You stew in uncertainty, you do anything but write. You overthink. You stay up late trying to listen to the characters and what their fears are. You bond with them, you laugh and cry with them. You go for a run, see boys setting a bush on fire and find a way to add it to the catalyst of said play. You stop writing all together. No journaling, not even note taking. But you still show up to the playwriting meeting the day after seeing him in the hospital. Because even though you never anticipated your father getting cancer, you knew accountability was the only way you would finish writing the damn thing. Even if all you did was change punctuations and add a couple of pages, unedited, you showed up month after month.
You deal with the pages in front of you. Because at least you have control over that. You stop writing again, so you go to a slam poetry open mic to feel someone else’s grief for a change and see glass figures adorning the cafe. Another conduit for fire, another way the elements inspire you to keep writing. You listen to the little girl in the volcano, how she hurts, how she aches, how she howls with anger. She wants to destroy everything around her. You almost let her. But you don’t write that version. Instead of stewing, you make a collage to inspire you. You see a plane over mountains and see the villagers’ salvation. Perhaps because empathy is a muscle and you see yourself in all the characters. You may be the little girl whose rage is blinding and sorrow is too hot to handle without a hazmat suit. But so is your mother, and your mother’s mother, so you fall asleep in hopes they sprinkle their own magic over unfinished sentences.
You tell your director all of this, and thankfully, she is the most compassionate collaborator you could have dreamt of. And from there, you slowly start letting go of the play. It starts taking shape and living, breathing without your oxygen. The pain is still there, the emotions are loud and desperate to be let out, so you let them. Because you feel safe enough to do so. You thank the actors and artists who help bring this story to life. As well as the matralineage who you hope to honor. You thank your body for being a vessel of healing and transformation. You almost don’t make it into the venue. But when you show up to the theatre, you are greeted with an overwhelming amount of love and support. You sit back, try to calm your nerves, scribble thank you notes, attend injuries, and a friend brings you a cup of tea.
You watch the play, thank the community who showed up. There are a thousand edits you want to make, but for now, your play and your father are alive. Signifying, there is still time, to refine, to clarify, to create memories.


Last June I was coming out of the threshold of Las Sirenas when I sent out a tweet that read, “what if my next play is set on a volcano”. And as I like to claim, my seeds will meet the sun! Thank you to those who were able to watch and be part of the staged reading of La Niña del Volcan at the Wayward Artist.

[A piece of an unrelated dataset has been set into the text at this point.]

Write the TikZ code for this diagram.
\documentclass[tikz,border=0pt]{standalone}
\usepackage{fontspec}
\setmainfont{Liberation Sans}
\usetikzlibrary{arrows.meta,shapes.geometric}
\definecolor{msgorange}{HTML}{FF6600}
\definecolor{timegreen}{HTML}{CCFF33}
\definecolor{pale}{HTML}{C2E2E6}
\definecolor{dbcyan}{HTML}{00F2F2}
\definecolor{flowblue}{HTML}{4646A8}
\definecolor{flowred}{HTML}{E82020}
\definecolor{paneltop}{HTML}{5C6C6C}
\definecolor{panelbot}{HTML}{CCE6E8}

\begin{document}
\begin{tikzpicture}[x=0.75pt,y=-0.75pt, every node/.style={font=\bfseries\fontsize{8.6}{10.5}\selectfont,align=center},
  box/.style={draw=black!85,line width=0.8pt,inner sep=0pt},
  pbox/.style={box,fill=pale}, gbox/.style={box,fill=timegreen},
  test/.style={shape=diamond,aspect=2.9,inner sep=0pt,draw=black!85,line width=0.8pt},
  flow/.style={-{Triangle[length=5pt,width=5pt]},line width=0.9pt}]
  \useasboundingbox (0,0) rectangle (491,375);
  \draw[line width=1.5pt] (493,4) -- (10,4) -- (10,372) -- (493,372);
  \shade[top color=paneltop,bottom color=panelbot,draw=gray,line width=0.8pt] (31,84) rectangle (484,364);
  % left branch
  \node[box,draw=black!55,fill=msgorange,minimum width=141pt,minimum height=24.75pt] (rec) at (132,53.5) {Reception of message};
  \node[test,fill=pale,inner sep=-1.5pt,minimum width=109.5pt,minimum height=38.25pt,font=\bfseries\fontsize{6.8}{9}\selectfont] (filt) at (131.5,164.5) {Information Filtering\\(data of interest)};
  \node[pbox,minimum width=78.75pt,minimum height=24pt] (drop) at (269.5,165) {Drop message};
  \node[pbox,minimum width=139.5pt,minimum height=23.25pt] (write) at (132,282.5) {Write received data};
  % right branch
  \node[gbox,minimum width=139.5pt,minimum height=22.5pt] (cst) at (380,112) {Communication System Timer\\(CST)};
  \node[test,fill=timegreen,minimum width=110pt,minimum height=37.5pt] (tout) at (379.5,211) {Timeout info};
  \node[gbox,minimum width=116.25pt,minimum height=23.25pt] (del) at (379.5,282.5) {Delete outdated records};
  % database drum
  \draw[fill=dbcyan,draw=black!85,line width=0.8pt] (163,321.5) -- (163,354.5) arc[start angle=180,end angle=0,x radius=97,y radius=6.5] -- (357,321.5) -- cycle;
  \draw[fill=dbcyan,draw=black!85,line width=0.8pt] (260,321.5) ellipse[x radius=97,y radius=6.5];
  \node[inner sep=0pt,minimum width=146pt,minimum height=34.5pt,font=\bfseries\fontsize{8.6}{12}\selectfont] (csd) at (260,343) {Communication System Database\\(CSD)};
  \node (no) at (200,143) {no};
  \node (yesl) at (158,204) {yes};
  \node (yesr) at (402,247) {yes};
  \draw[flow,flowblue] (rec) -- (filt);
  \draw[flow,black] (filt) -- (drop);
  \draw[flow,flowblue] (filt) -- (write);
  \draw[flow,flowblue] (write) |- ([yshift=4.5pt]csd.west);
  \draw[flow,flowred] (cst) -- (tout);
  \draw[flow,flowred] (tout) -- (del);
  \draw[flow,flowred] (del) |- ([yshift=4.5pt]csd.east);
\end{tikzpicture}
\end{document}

I’ve uploaded the lastest version to my Patreon if you weren’t there and would like to read it. Check out the other incentives as well—support your local creatives!
I am so grateful to the Embark program and Wayward Artist for all their support. This truly would not have been possible without them. To my fellow playwriting cohort AJ, Cara and Vita. You rock!! I can’t wait to keep following and supporting your work. To Baylee (a day 1 fan of the play) Min and Nicholas for your facilitation skills and being down to get into the weeds of the drafts every month. To my amazing director Melanie for tenderly holding space and being the birth doula of the play. To all the actors, to my friends and family. I’ve got one poetry event this Saturday at 7pm at Beyond Baroque in Venice, CA. Free tickets are available here and the event will be streamed here if you’d like to watch. I’m honored to be among some incredible poets I love and admire very much. Thank you reader for making it to the end of this post. For those of us who are in the middle of winter, I hope you are able to stay warm and keep fueling your inner flame. Apply some tenderness to what hurts, ask for help when you need it. Slow down. Nature invites us to rest. As my mentor Dr. Amanda Kemp likes to say, “don’t be stubborn, take your medicine.”
With love and gratitude,
-Anatalia
PS.
A special dedication goes out to my beloved boy cat, Quique, who waited until after my play was over to transition from the physical realm. I’m absolutely heartbroken, but so honored for the buckets of unconditional love he showed my family. I almost didn’t write this post, but how could I let down my favorite writing partner. Just look at that face <3
I feel a renewed commitment to being a source of love to honor his memory. He’s part of my spirit team now, and for that I feel immense gratitude.
Funny enough, I wrote a short play inspired by his silly, lovable energy many moons ago. What do you think? Should I dust it off and give it a whirl?